Reviewers have compared “Mango Bride” favorably to the telenovela, as the television soap-opera mini-series is known, because of is gripping, dishy nature. She doesn’t have much experience of the telenovela or teleserye except for catching a few scenes from the Mexican “Marimar,” but she doesn’t mind the comparison.
“I think that’s because I’m obsessed with movies in general, and I remember many Filipinos, including my father, being obsessed with America as it’s seen in the movies,” she says. “I can’t tell you how many times I’ve heard Filipinos say that.”
“Mango Bride” is bursting with long-kept secrets, and Soliven is certainly dedicated to the business of revelation on many levels, as well as the continued portrayal of the lives of Filipinos in the United States then and now.
Even when she is in San Diego, her work talks about the Filipino.
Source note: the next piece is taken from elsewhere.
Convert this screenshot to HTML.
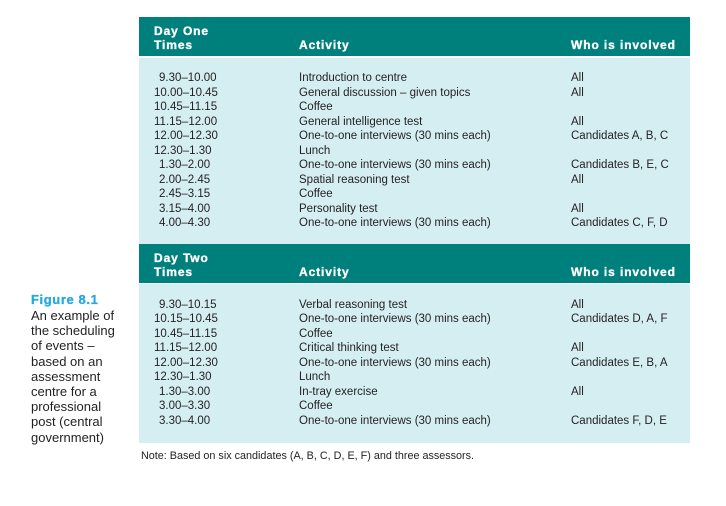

Now she’s here to introduce Filipino readers to “The Mango Bride,” and so many things are different.
“I want them to enjoy the story,” Marivi Soliven, the writer transformed, concludes with conviction. “I want it to be a true and accurate depiction of their experience.”
The UST Center for Creative Writing and Literary Studies, with the National Book Development Board and National Book Store, will host the lecture and book launch of Marivi Soliven’s “The Mango Bride” on July 30, 2 p.m., at the Tanghalang Teresita Quirino, G/F Benavides Bldg., UST campus, España, Manila. The affair is open to the public.